The songs are more complex and heavier than his previous album, with layer upon layer of robust orchestration that includes mandolins, Theremins, vibraphones, strings, synths, and acoustic and electronic drums playing a game of king of the hill.
But those instruments, most of which were performed by Trentemøller, fall to the wayside when confronted by the tremolo-swollen and overdriven guitar riffs. The guitar work, again performed by Trentemøller, sounds like surf rock during a hurricane, dark and immensely powerful, with the shudder of the whammy bar sending trembles through the music.
This stylistic change likely occurred because of Trentemøller’s spontaneous writing process. “I never make a plan for my music before I start composing,”he says. “I love it when the music itself takes me somewhere I’m not really in control of.” For Into the Great Wide Yonder, he pushed his own limits creatively and tried different ways of recording. He switched to a more manual style of recording, by turning his monitor off so that he couldn’t “see” the music, and laid down much of the music on analog tape before using the computer as a recorder and mixer instead of an instrument.

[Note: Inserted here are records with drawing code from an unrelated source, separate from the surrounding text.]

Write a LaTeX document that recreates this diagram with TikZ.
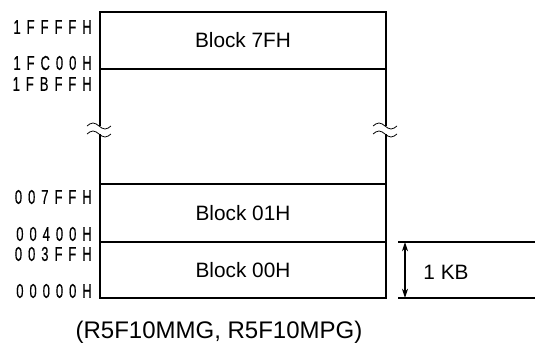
\documentclass[tikz,border=0pt]{standalone}
\usepackage{fontspec}
\setmainfont{Liberation Sans}
\newfontfamily\addrfont[LetterSpace=46, FakeBold=0.4]{Liberation Sans}
\usetikzlibrary{positioning, arrows.meta}

\tikzset{
    wall/.style={line width=1.6pt},
    divider/.style={line width=0.8pt},
    blocklabel/.style={font=\fontsize{15.6}{18}\selectfont},
    addr/.style={anchor=east, inner sep=0pt, font=\fontsize{15}{17}\selectfont},
    brk/.style={line width=0.6pt}
}
\newcommand{\addrtext}[1]{\scalebox{0.65}[1]{\addrfont #1}}

\begin{document}
\begin{tikzpicture}[x=0.75pt, y=-0.75pt]
                \useasboundingbox (0,0) rectangle (536,343);

                % CORNERS
                \coordinate (tl) at (100,12);
                \coordinate (tr) at (386,12);
                \coordinate (bl) at (100,298);
                \coordinate (br) at (386,298);

                % BOUNDARIES
                \coordinate (l7F) at (100,69);   \coordinate (r7F) at (386,69);
                \coordinate (l01) at (100,184);  \coordinate (r01) at (386,184);
                \coordinate (l00) at (100,242);  \coordinate (r00) at (386,242);

                % BREAK
                \coordinate (lbrkA) at (100,126); \coordinate (lbrkB) at (100,134);
                \coordinate (rbrkA) at (386,126); \coordinate (rbrkB) at (386,134);

                % OUTER BOX
                \draw[wall] (lbrkA) -- (tl) -- (tr) -- (rbrkA);
                \draw[wall] (lbrkB) -- (bl) -- (br) -- (rbrkB);

                % DIVIDERS
                \draw[divider] (l7F) -- (r7F);
                \draw[divider] (l01) -- (r01);
                \draw[divider] (l00) -- (r00);

                % BREAK MARKS
                \foreach \c in {lbrkA, lbrkB, rbrkA, rbrkB}
                    \draw[brk] ([xshift=-13*0.75pt]\c) sin ++(6,-3) cos ++(6,3)
                        sin ++(6,3) cos ++(6,-3);

                % BLOCKS
                \node[blocklabel] (b7F) at (243,40) {Block 7FH};
                \node[blocklabel] (b01) at (243,213) {Block 01H};
                \node[blocklabel] (b00) at (243,270) {Block 00H};

                % ADDRESSES
                \node[addr] (a1FFFF) at (92,27)  {\addrtext{1FFFFH}};
                \node[addr] (a1FC00) at (92,63)  {\addrtext{1FC00H}};
                \node[addr] (a1FBFF) at (92,84)  {\addrtext{1FBFFH}};
                \node[addr] (a007FF) at (92,197) {\addrtext{007FFH}};
                \node[addr] (a00400) at (92,234) {\addrtext{00400H}};
                \node[addr] (a003FF) at (92,254) {\addrtext{003FFH}};
                \node[addr] (a00000) at (92,291) {\addrtext{00000H}};

                % SIZE
                \coordinate (sztopL) at (398,242); \coordinate (sztopR) at (535,242);
                \coordinate (szbotL) at (398,298); \coordinate (szbotR) at (535,298);
                \draw[divider] (sztopL) -- (sztopR);
                \draw[divider] (szbotL) -- (szbotR);
                \draw[divider, {Stealth[length=7pt, width=4.5pt]}-{Stealth[length=7pt, width=4.5pt]}]
                    ([xshift=7*0.75pt]sztopL) -- ([xshift=7*0.75pt]szbotL);
                \node[blocklabel] (kb) at (446,272) {1 KB};

                % CAPTION
                \node[font=\fontsize{18}{21}\selectfont] (cap) at (219,332) {(R5F10MMG, R5F10MPG)};

            \end{tikzpicture}
\end{document}
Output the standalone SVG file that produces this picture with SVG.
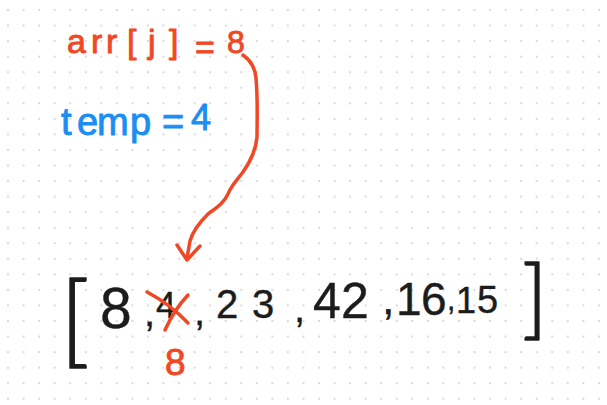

This style of aural based composing is apparent on the album. Tracks grow and mutate in a much less sequenced manner than his previous work. You can’t count 16 beats on this record and expect something to change. It creates its own rules for transformation. The best example of this would be the opening track, “The Mash and the Fury,” which billows its way into existence with a minute-long ambient wash. Soft blips accent the tonal floodplain created by Trentemøller’s synths in a manner not constrained by tight rhythms or measures.
Over the course of the song, new elements are added until the whole piece slides into a rhythmic order, but not with the icy perfection that characterized his last effort. It is a song that represents the dynamics of the album as a whole. Songs mutate and grow with a subtlety akin to Brian Eno’s landmark Ambient 1: Music for Airports.
Additionally, Into the Great Wide Yonder is much more vocal-centric than The Last Resort, which featured a few distorted and chopped vocal tracks and used them more rhythmically than melodically.
On “Sycamore Feeling,” the new album’s first single, Trentemøller lets guest vocalist Marie Fisker’s smoky voice run free across his placid guitar strumming. The track marries the heartbeat of minimal techno with the meditations of an acoustic guitarist, creating a full band sound that hasn’t been heard in his music before.
English singer Fyfe Dangerfield (Guillemots) and Danish singers Josephine Philip (Darkness Falls) and Solveig Sandnes also add enrapturing vocals on a few other tracks, and the result is no less stunning.
“I wrote the songs with their voices in mind,” Trentemøller says. “They contributed lyrics and melodies. It’s inspiring to have another artist to work with. The singer’s input gives the whole album a special vibe that I could not come up with alone.”
No matter how much a song meanders in the beginning, it always finds a home in a groove, the musical reference point that gently guides a track to a crescendo and subsequent resolution. The album gives structure to ambiance and life to electronics, two things that make it extremely difficult to push Trentemøller into any genre.
It challenges what we expect to hear when we listen to an electronic record, and it forces us to wonder where a producer becomes a musician. Trentemøller plans to tour on this album across America and Europe, and it seems impossible for him to play these songs alone. This could be the start of a shift in Trentemøller’s identity, from solitary composer to lauded bandleader.
We will never grow out of our need to categorize what we hear. There is simply so much music that it’s impossible to sift through it without some sort of organizational system. But artists like Trentemøller will always be looking to expand our idea of what an electronic album — or any album, for that matter — can be.